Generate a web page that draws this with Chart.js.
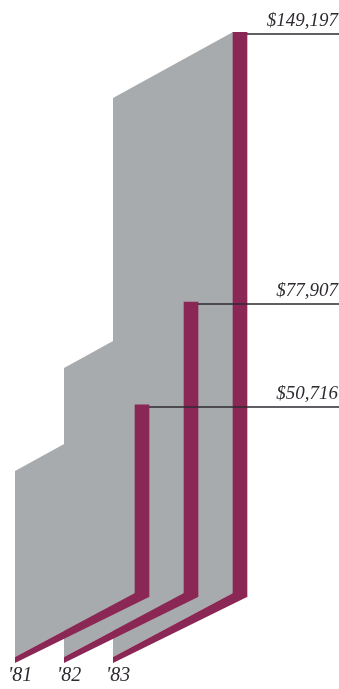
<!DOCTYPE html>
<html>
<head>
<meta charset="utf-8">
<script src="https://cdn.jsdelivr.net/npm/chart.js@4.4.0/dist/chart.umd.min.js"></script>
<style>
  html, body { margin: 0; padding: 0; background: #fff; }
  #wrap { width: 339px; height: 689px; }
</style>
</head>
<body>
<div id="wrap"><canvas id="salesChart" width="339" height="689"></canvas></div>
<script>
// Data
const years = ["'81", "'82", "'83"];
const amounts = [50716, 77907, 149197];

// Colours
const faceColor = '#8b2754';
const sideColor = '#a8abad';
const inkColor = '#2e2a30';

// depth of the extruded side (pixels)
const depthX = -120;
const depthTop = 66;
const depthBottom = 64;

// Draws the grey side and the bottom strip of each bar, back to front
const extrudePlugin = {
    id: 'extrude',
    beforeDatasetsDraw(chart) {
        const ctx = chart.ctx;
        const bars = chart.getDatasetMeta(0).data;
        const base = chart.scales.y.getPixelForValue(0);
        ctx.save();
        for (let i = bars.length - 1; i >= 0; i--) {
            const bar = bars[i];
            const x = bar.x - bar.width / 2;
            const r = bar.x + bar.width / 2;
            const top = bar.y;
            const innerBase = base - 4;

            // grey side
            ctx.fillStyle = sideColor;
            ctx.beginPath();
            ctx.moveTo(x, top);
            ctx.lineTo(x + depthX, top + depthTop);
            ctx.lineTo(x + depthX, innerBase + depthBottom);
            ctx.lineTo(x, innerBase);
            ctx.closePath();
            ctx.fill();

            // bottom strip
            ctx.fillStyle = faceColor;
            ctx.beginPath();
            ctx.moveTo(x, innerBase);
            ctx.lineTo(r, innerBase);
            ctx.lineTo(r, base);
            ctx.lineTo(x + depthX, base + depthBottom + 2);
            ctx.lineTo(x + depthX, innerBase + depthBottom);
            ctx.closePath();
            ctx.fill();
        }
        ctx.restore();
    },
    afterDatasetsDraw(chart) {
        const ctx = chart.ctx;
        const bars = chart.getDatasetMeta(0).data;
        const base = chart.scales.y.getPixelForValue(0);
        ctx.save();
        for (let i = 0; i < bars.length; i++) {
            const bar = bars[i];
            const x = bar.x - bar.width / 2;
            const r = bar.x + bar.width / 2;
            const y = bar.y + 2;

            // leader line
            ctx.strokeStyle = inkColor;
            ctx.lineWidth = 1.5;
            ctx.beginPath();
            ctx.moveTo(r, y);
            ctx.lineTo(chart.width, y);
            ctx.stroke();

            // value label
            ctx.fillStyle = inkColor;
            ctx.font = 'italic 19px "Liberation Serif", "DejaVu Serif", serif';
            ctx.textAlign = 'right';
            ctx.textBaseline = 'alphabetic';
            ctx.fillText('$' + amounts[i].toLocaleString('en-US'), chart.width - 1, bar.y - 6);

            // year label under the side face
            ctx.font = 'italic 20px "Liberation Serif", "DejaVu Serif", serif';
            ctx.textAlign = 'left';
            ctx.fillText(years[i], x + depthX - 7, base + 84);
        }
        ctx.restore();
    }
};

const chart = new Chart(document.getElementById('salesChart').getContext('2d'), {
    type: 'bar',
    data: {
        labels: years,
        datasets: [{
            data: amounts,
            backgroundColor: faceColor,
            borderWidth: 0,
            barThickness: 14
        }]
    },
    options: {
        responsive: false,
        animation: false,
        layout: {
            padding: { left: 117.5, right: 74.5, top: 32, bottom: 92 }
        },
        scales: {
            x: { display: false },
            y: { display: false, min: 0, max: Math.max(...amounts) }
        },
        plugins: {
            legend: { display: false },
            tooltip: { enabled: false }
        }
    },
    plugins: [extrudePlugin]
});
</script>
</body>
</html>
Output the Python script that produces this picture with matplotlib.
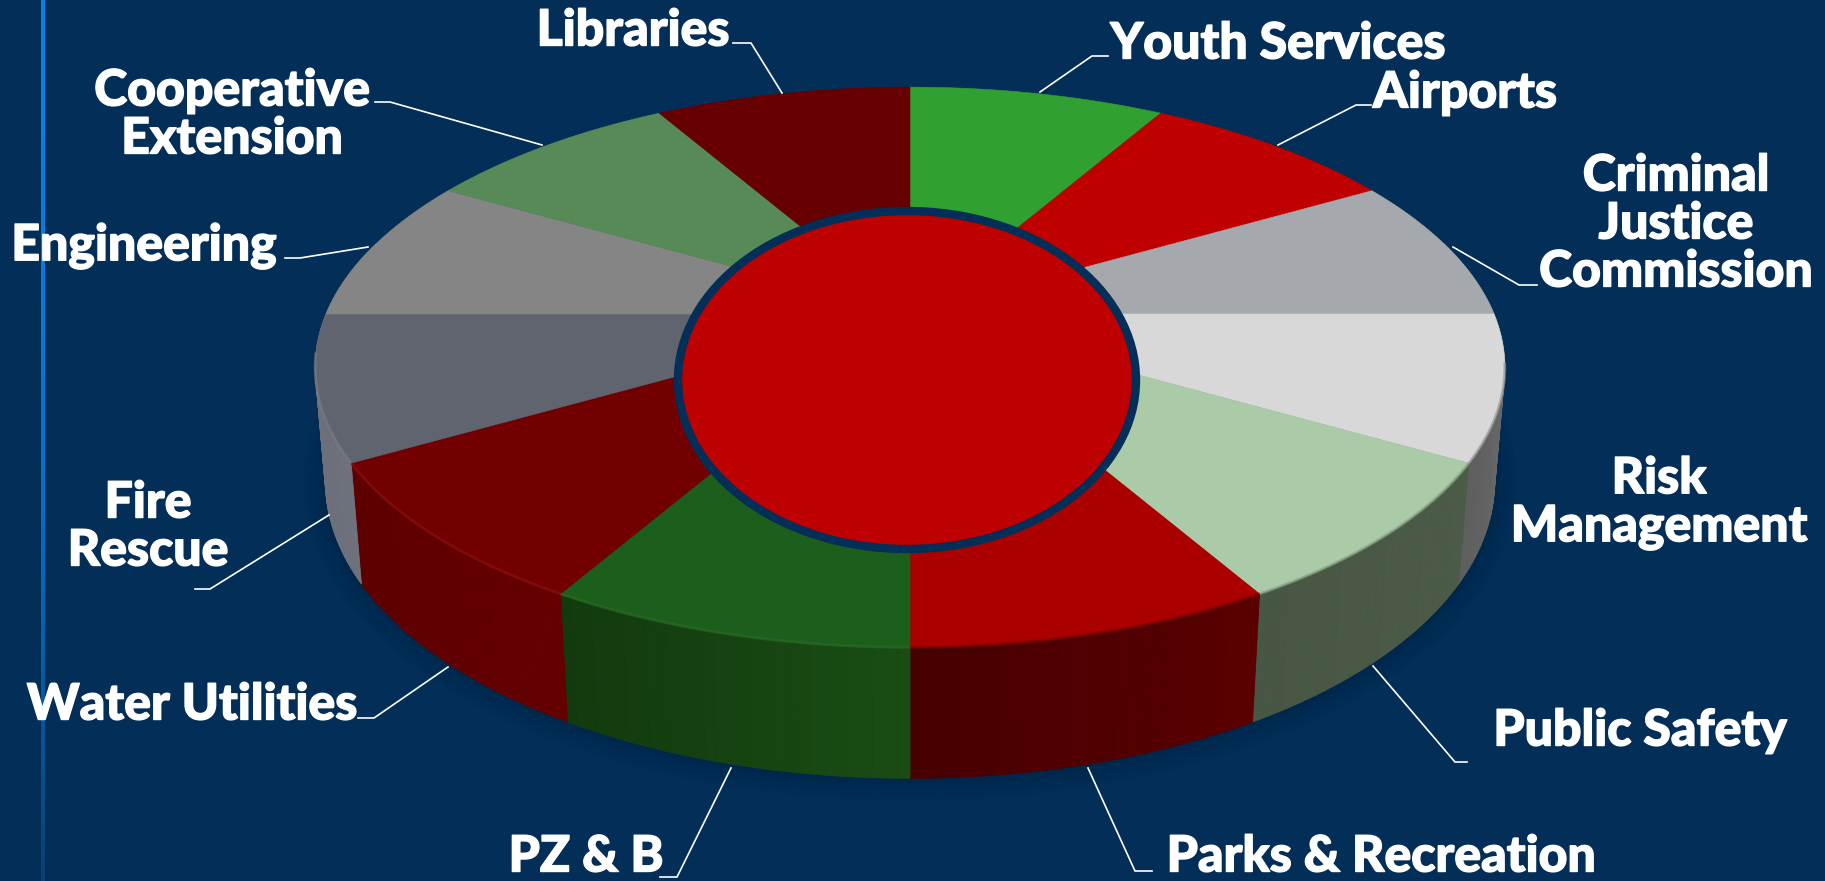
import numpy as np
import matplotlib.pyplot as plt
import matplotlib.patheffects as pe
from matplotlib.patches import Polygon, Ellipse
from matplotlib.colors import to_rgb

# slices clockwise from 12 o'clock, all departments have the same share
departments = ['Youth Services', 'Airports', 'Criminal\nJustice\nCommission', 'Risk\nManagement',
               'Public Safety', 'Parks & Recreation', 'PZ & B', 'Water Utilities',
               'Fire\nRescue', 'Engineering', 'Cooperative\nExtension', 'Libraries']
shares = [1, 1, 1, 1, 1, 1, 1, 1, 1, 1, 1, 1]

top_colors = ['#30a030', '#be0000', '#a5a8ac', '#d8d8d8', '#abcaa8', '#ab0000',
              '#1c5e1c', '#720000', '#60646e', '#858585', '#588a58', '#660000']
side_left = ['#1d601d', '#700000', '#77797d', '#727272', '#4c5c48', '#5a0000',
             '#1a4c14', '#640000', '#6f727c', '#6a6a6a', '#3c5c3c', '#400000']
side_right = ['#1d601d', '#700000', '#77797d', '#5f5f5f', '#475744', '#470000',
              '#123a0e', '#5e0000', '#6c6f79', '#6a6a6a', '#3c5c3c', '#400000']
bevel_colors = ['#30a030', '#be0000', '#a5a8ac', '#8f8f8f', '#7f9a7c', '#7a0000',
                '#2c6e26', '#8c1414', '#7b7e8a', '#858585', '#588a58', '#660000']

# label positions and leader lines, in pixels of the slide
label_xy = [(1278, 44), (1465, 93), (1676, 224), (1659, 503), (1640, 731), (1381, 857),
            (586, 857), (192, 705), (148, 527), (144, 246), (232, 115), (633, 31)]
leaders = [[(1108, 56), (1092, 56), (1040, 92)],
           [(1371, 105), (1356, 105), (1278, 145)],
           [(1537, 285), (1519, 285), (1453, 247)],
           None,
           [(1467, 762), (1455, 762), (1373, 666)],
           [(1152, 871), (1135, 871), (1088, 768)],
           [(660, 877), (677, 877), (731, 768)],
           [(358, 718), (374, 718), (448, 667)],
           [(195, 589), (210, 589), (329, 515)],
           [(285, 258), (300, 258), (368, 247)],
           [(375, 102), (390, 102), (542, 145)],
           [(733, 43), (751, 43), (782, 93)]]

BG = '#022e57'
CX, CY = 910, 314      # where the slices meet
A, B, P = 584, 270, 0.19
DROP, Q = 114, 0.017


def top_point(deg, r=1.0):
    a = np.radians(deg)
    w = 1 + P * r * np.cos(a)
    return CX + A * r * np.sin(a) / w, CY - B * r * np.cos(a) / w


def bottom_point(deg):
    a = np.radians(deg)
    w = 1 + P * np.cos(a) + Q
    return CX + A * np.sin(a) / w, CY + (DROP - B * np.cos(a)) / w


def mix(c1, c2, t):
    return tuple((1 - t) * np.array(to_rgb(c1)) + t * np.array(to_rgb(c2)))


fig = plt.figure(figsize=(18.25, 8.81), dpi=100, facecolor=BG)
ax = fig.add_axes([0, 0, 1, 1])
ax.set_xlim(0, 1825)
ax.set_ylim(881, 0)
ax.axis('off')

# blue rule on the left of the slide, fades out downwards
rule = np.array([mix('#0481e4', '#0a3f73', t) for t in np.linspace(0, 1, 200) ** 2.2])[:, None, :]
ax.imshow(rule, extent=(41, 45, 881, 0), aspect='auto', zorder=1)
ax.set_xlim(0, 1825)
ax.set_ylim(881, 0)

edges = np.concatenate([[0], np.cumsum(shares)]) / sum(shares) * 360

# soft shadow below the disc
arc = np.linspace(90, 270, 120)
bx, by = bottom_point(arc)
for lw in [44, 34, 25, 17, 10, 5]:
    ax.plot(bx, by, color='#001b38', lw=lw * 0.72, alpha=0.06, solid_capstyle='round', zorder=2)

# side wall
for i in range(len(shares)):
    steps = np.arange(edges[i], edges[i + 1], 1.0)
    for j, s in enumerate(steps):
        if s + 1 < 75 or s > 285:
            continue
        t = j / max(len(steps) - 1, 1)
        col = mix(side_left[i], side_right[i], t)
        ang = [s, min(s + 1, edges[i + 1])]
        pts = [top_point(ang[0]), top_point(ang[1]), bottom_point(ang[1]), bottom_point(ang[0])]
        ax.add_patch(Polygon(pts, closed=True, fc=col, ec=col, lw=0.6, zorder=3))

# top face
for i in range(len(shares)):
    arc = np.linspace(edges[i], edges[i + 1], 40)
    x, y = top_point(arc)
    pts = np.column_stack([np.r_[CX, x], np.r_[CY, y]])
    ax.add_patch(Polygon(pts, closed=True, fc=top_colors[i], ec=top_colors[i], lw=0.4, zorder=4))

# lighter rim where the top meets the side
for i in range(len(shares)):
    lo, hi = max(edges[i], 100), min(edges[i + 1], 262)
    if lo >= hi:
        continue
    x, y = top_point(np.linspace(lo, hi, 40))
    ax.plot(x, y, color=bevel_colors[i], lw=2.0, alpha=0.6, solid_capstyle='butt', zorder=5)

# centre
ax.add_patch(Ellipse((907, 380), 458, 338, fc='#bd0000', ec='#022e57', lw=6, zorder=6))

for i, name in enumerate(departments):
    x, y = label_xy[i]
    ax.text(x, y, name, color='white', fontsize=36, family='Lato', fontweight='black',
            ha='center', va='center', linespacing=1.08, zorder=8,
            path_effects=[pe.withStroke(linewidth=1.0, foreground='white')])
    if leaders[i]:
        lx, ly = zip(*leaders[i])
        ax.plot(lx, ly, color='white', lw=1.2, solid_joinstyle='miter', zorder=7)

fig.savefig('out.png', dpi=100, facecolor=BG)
──────────
#### EXERCISE REQUIREMENTS
In the records above, find the line containing "const innerBase = base - 4;" and output every line from the first through that one, exactly, omitting pictures.

#### OUTPUT OF THE TASK
Generate a web page that draws this with Chart.js.
<!DOCTYPE html>
<html>
<head>
<meta charset="utf-8">
<script src="https://cdn.jsdelivr.net/npm/chart.js@4.4.0/dist/chart.umd.min.js"></script>
<style>
  html, body { margin: 0; padding: 0; background: #fff; }
  #wrap { width: 339px; height: 689px; }
</style>
</head>
<body>
<div id="wrap"><canvas id="salesChart" width="339" height="689"></canvas></div>
<script>
// Data
const years = ["'81", "'82", "'83"];
const amounts = [50716, 77907, 149197];

// Colours
const faceColor = '#8b2754';
const sideColor = '#a8abad';
const inkColor = '#2e2a30';

// depth of the extruded side (pixels)
const depthX = -120;
const depthTop = 66;
const depthBottom = 64;

// Draws the grey side and the bottom strip of each bar, back to front
const extrudePlugin = {
    id: 'extrude',
    beforeDatasetsDraw(chart) {
        const ctx = chart.ctx;
        const bars = chart.getDatasetMeta(0).data;
        const base = chart.scales.y.getPixelForValue(0);
        ctx.save();
        for (let i = bars.length - 1; i >= 0; i--) {
            const bar = bars[i];
            const x = bar.x - bar.width / 2;
            const r = bar.x + bar.width / 2;
            const top = bar.y;
            const innerBase = base - 4;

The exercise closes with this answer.